:: Dataset content ::

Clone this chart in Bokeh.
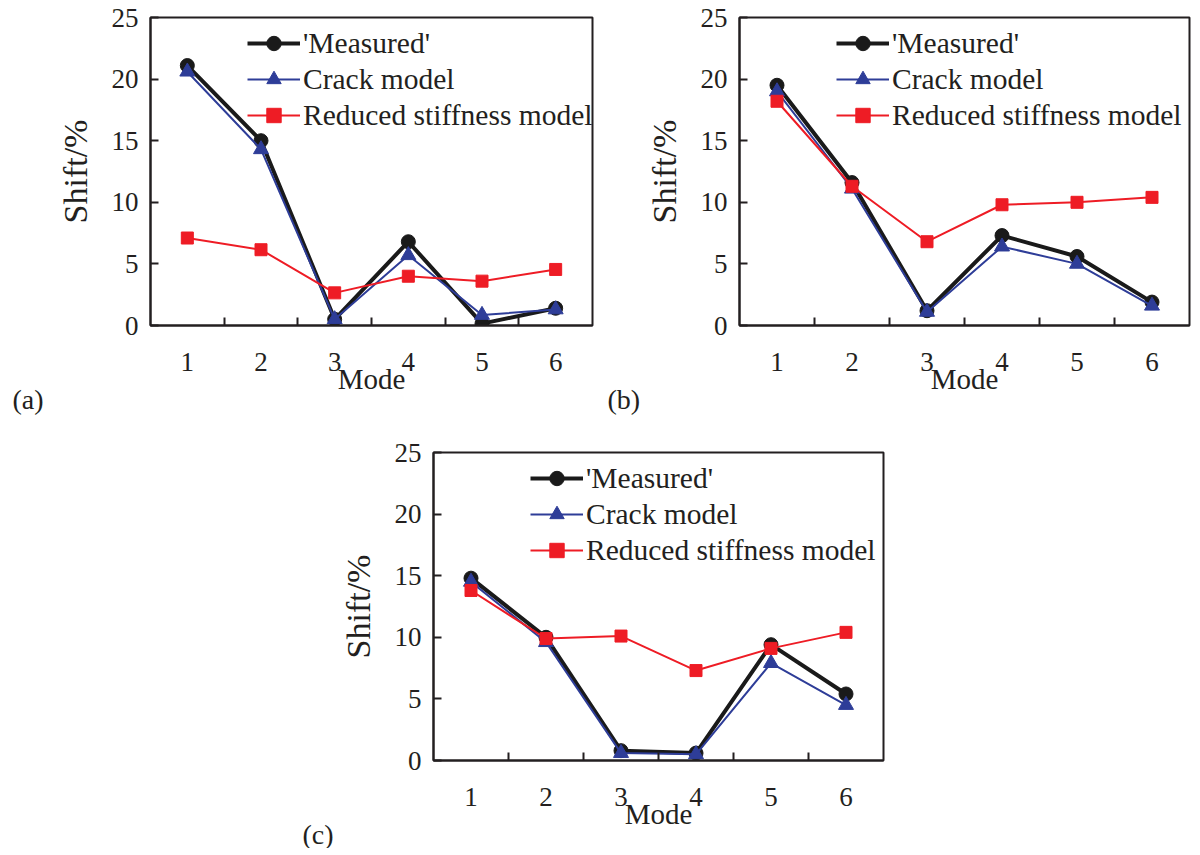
from bokeh.plotting import figure
from bokeh.models import (ColumnDataSource, FixedTicker, Legend, LegendItem, Title, Spacer)
from bokeh.layouts import column, row
from bokeh.embed import file_html
from bokeh.resources import INLINE

modes = [1, 2, 3, 4, 5, 6]
y_ticks = [0, 5, 10, 15, 20, 25]
series_names = ["'Measured'", "Crack model", "Reduced stiffness model"]

a_measured = [21.1, 15.0, 0.5, 6.8, 0.15, 1.4]
a_crack = [20.6, 14.3, 0.5, 5.7, 0.85, 1.3]
a_reduced = [7.1, 6.15, 2.65, 4.0, 3.6, 4.55]

b_measured = [19.5, 11.6, 1.2, 7.3, 5.6, 1.9]
b_crack = [19.0, 11.1, 1.1, 6.4, 5.0, 1.6]
b_reduced = [18.2, 11.3, 6.8, 9.8, 10.0, 10.4]

c_measured = [14.8, 10.0, 0.8, 0.6, 9.4, 5.4]
c_crack = [14.5, 9.6, 0.6, 0.5, 7.9, 4.5]
c_reduced = [13.8, 9.9, 10.1, 7.3, 9.1, 10.4]

FONT = "Liberation Serif"
INK = "#231f20"
BLACK = "#1a1a1a"
BLUE = "#2e3d98"
RED = "#ee1c25"


def make_panel(tag, tag_x, measured, crack, reduced, frame_w, left, top, right, bottom):
    p = figure(frame_width=frame_w, frame_height=308,
               min_border_left=left, min_border_top=top,
               min_border_right=right, min_border_bottom=bottom,
               x_range=(0.5, 6.5), y_range=(0, 25),
               output_backend="svg", toolbar_location=None)
    p.background_fill_color = None
    p.border_fill_color = None
    p.grid.visible = False
    p.outline_line_color = INK
    p.outline_line_width = 2

    # x axis: labels at modes, tick marks between categories
    xa = p.xaxis[0]
    xa.ticker = FixedTicker(ticks=modes, minor_ticks=[m + 0.5 for m in modes[:-1]])
    xa.major_tick_in = 0
    xa.major_tick_out = 0
    xa.minor_tick_in = 8
    xa.minor_tick_out = 0
    xa.minor_tick_line_color = INK
    xa.minor_tick_line_width = 2
    xa.axis_line_color = INK
    xa.axis_line_width = 2
    xa.major_label_standoff = 27
    xa.major_label_text_font = FONT
    xa.major_label_text_font_size = "27px"
    xa.major_label_text_color = INK
    xa.axis_label = "Mode"
    xa.axis_label_text_font = FONT
    xa.axis_label_text_font_size = "29px"
    xa.axis_label_text_font_style = "normal"
    xa.axis_label_text_color = INK
    xa.axis_label_standoff = -11

    ya = p.yaxis[0]
    ya.ticker = FixedTicker(ticks=y_ticks, minor_ticks=[])
    ya.major_tick_in = 8
    ya.major_tick_out = 0
    ya.major_tick_line_color = INK
    ya.major_tick_line_width = 2
    ya.axis_line_color = INK
    ya.axis_line_width = 2
    ya.major_label_standoff = 12
    ya.major_label_text_font = FONT
    ya.major_label_text_font_size = "27px"
    ya.major_label_text_color = INK
    ya.axis_label = "Shift/%"
    ya.axis_label_text_font = FONT
    ya.axis_label_text_font_size = "34px"
    ya.axis_label_text_font_style = "normal"
    ya.axis_label_text_color = INK
    ya.axis_label_standoff = 15

    src = ColumnDataSource(dict(mode=modes, m=measured, c=crack, r=reduced))
    lm = p.line("mode", "m", source=src, line_color=BLACK, line_width=4)
    sm = p.scatter("mode", "m", source=src, marker="circle", size=14,
                   fill_color=BLACK, line_color=BLACK)
    lc = p.line("mode", "c", source=src, line_color=BLUE, line_width=2)
    sc = p.scatter("mode", "c", source=src, marker="triangle", size=15,
                   fill_color=BLUE, line_color=BLUE)
    lr = p.line("mode", "r", source=src, line_color=RED, line_width=2)
    sr = p.scatter("mode", "r", source=src, marker="square", size=12,
                   fill_color=RED, line_color=RED)

    legend = Legend(items=[LegendItem(label=series_names[0], renderers=[lm, sm]),
                           LegendItem(label=series_names[1], renderers=[lc, sc]),
                           LegendItem(label=series_names[2], renderers=[lr, sr])],
                    location=(97, 192))
    legend.background_fill_alpha = 0
    legend.border_line_alpha = 0
    legend.padding = 0
    legend.margin = 0
    legend.spacing = 0
    legend.glyph_width = 53
    legend.glyph_height = 36
    legend.label_height = 36
    legend.label_standoff = 3
    legend.label_text_font = FONT
    legend.label_text_font_size = "29.5px"
    legend.label_text_color = INK
    p.add_layout(legend)

    t = Title(text=tag, align="left", offset=tag_x, standoff=-34,
              text_font=FONT, text_font_size="28px", text_font_style="normal",
              text_color=INK)
    p.add_layout(t, "below")
    return p


pa = make_panel("(a)", -138, a_measured, a_crack, a_reduced, 442, 150, 17, 8, 95)
pb = make_panel("(b)", -132, b_measured, b_crack, b_reduced, 450, 139, 17, 3, 95)
pc = make_panel("(c)", -131, c_measured, c_crack, c_reduced, 450, 133, 32, 20, 88)

layout = column(row(pa, pb), row(Spacer(width=300, height=10), pc))
open("out.html", "w").write(file_html(layout, INLINE))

:::

◆ Stated problem: Write out, word for word, the lines from the start of the data through the one holding "a_reduced = [7.1, 6.15, 2.65, 4.0, 3.6, 4.55]". Omit pictures.

◆ Task answer:
Clone this chart in Bokeh.
from bokeh.plotting import figure
from bokeh.models import (ColumnDataSource, FixedTicker, Legend, LegendItem, Title, Spacer)
from bokeh.layouts import column, row
from bokeh.embed import file_html
from bokeh.resources import INLINE

modes = [1, 2, 3, 4, 5, 6]
y_ticks = [0, 5, 10, 15, 20, 25]
series_names = ["'Measured'", "Crack model", "Reduced stiffness model"]

a_measured = [21.1, 15.0, 0.5, 6.8, 0.15, 1.4]
a_crack = [20.6, 14.3, 0.5, 5.7, 0.85, 1.3]
a_reduced = [7.1, 6.15, 2.65, 4.0, 3.6, 4.55]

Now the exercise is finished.